The Wolf River - 305 square acres
The Wolf River flows from the town of New London downstream to Lake Poygan
and again from Lake Winneconne to Lake Butte des Morts
Wisconsin's Wolf River, is one of the last wild river ways in the Midwest and
part of the National Wild and Scenic Rivers.
The Wolf originates north of Mole Lake Reservation in northeastern
Wisconsin. In its upper portions, high granite walls form cascades, rapids,
and waterfalls. Whitewater rafters consider the Wolf, with its wide range of Class III and IV rapids, a primary Midwestern destination.
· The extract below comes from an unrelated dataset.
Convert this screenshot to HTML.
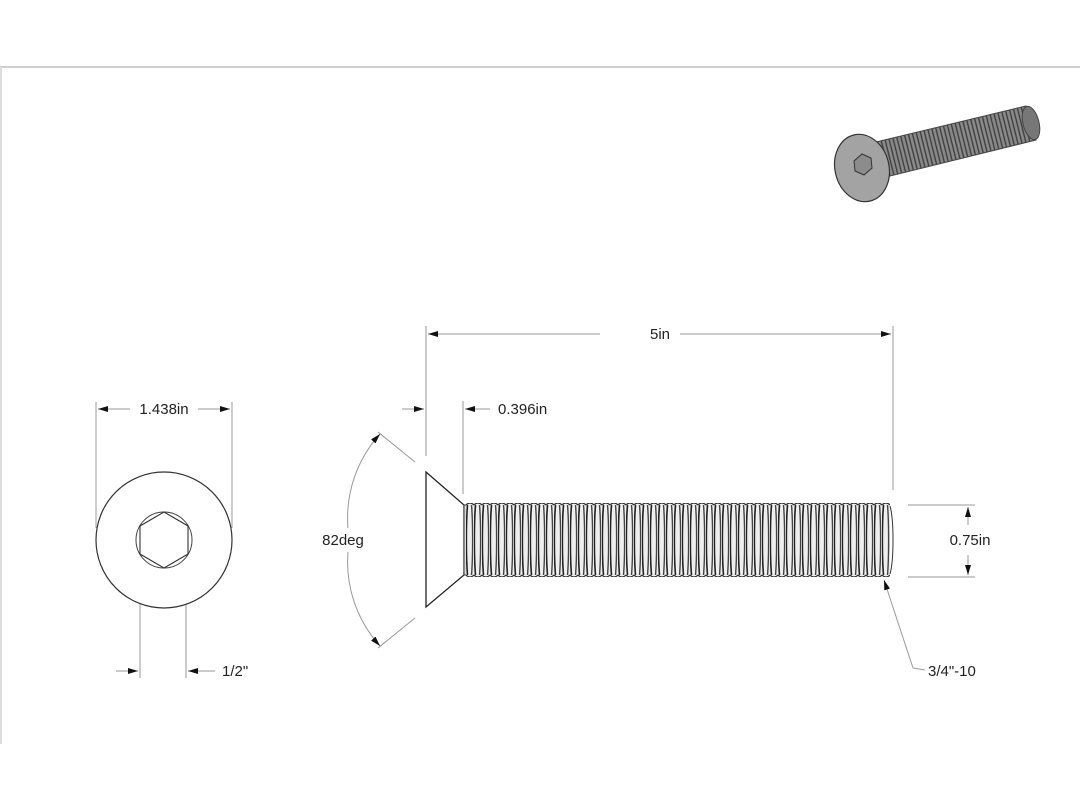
<!DOCTYPE html>
<html><head><meta charset="utf-8"><style>
html,body{margin:0;padding:0;background:#fff;}
svg{display:block;}
text{font-family:"Liberation Sans",sans-serif;font-size:15px;fill:#222;}
</style></head><body>
<svg width="1080" height="810" viewBox="0 0 1080 810" xmlns="http://www.w3.org/2000/svg">
<defs>
<pattern id="thr" x="466" y="503" width="8" height="74" patternUnits="userSpaceOnUse">
<rect width="8" height="74" fill="#eee"/>
<path d="M1.5 2 C0 20,0 54,1.5 72" stroke="#222" stroke-width="1.6" fill="none"/>
<path d="M5.5 2 C7 20,7 54,5.5 72" stroke="#444" stroke-width="1.4" fill="none"/>
<path d="M0 2 Q4 -2 8 2 M0 72 Q4 76 8 72" stroke="#333" stroke-width="1.2" fill="none"/>
</pattern>
<pattern id="thr3" width="4" height="40" patternUnits="userSpaceOnUse" patternTransform="rotate(-14)">
<rect width="4" height="40" fill="#8a8a8a"/>
<line x1="1" y1="0" x2="1" y2="40" stroke="#3a3a3a" stroke-width="1.3"/>
</pattern>
<marker id="ar" markerWidth="10" markerHeight="6" refX="10" refY="3" orient="auto" markerUnits="userSpaceOnUse">
<path d="M0 0 L10 3 L0 6Z" fill="#111"/>
</marker>
</defs>
<line x1="0" y1="67" x2="1080" y2="67" stroke="#cfcfcf" stroke-width="2"/>
<line x1="1" y1="67" x2="1" y2="744" stroke="#ddd" stroke-width="2"/>

<!-- 3D screw -->
<g>
<path d="M872 143 L1026 106 L1036 140 L882 178 Z" fill="url(#thr3)" stroke="#444" stroke-width="1"/>
<ellipse cx="1031" cy="123" rx="8" ry="17" transform="rotate(-14 1031 123)" fill="#777" stroke="#444"/>
<ellipse cx="862" cy="168" rx="27" ry="34" transform="rotate(-14 862 168)" fill="#a3a3a3" stroke="#333" stroke-width="1.2"/>
<polygon points="862,154 871,158 872,168 864,175 855,171 854,161" fill="#8c8c8c" stroke="#333"/>
</g>

<g stroke="#999" stroke-width="1" fill="none">
<line x1="426" y1="326" x2="426" y2="456"/>
<line x1="893" y1="326" x2="893" y2="490"/>
<line x1="463" y1="401" x2="463" y2="494"/>
<line x1="908" y1="505" x2="975" y2="505"/>
<line x1="908" y1="577" x2="975" y2="577"/>
<line x1="378" y1="432" x2="415" y2="462"/>
<line x1="378" y1="648" x2="415" y2="618"/>
<line x1="96" y1="402" x2="96" y2="528"/>
<line x1="232" y1="402" x2="232" y2="528"/>
<line x1="140" y1="568" x2="140" y2="678"/>
<line x1="186" y1="568" x2="186" y2="678"/>
</g>

<g stroke="#999" stroke-width="1" fill="none">
<line x1="600" y1="334" x2="428" y2="334" marker-end="url(#ar)"/>
<line x1="680" y1="334" x2="891" y2="334" marker-end="url(#ar)"/>
<line x1="402" y1="409" x2="424" y2="409" marker-end="url(#ar)"/>
<line x1="490" y1="409" x2="465" y2="409" marker-end="url(#ar)"/>
<line x1="968" y1="525" x2="968" y2="507" marker-end="url(#ar)"/>
<line x1="968" y1="555" x2="968" y2="575" marker-end="url(#ar)"/>
<path d="M348 528 A125 125 0 0 1 380 434" marker-end="url(#ar)"/>
<path d="M348 552 A125 125 0 0 0 380 646" marker-end="url(#ar)"/>
<line x1="130" y1="409" x2="98" y2="409" marker-end="url(#ar)"/>
<line x1="198" y1="409" x2="230" y2="409" marker-end="url(#ar)"/>
<line x1="116" y1="671" x2="138" y2="671" marker-end="url(#ar)"/>
<line x1="215" y1="671" x2="188" y2="671" marker-end="url(#ar)"/>
<polyline points="913,668 925,670" />
<line x1="913" y1="668" x2="884" y2="580" marker-end="url(#ar)"/>
</g>

<polygon points="426,472 464,505 464,575 426,607" fill="#fff" stroke="#222" stroke-width="1.3"/>
<rect x="464" y="505" width="6" height="70" fill="#ddd" stroke="#333" stroke-width="1"/>
<rect x="466" y="503" width="424" height="74" fill="url(#thr)"/>
<path d="M890 506 C894 520 894 560 890 574" stroke="#333" fill="none"/>

<circle cx="164" cy="540" r="68" fill="#fff" stroke="#333" stroke-width="1.2"/>
<circle cx="164" cy="540" r="28" fill="none" stroke="#444" stroke-width="1"/>
<polygon points="164,512 188,526 188,554 164,568 140,554 140,526" fill="none" stroke="#333" stroke-width="1.1"/>

<text x="660" y="339" text-anchor="middle">5in</text>
<text x="498" y="414">0.396in</text>
<text x="164" y="414" text-anchor="middle">1.438in</text>
<text x="222" y="676">1/2"</text>
<text x="343" y="545" text-anchor="middle">82deg</text>
<text x="970" y="545" text-anchor="middle">0.75in</text>
<text x="928" y="676">3/4"-10</text>
</svg>
</body></html>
In 1968, 24 miles of the river were designated as one of the original eight National Wild and Scenic Rivers. Recognizing its excellent water quality and first-rate fisheries, Wisconsin has designated the river an Outstanding Resource Water.
Today, the Wolf retains much of its scenic beauty and has no substantial
development on its shores and adjacent lands.
Along its 223 miles, the Wolf remains one of the premier trout fishing
rivers in the region, recognized for its fine brown, brook, and rainbow
trout populations. At least seven endangered and threatened species,
including bald eagles and osprey, depend on habitats provided by the Wolf.
The Wolf River is of deep economic, cultural, and spiritual importance to
the Menominee and Chippewa tribes. It supports abundant wild rice beds and
provides essential habitat for sturgeon of the Lake Winnebago system.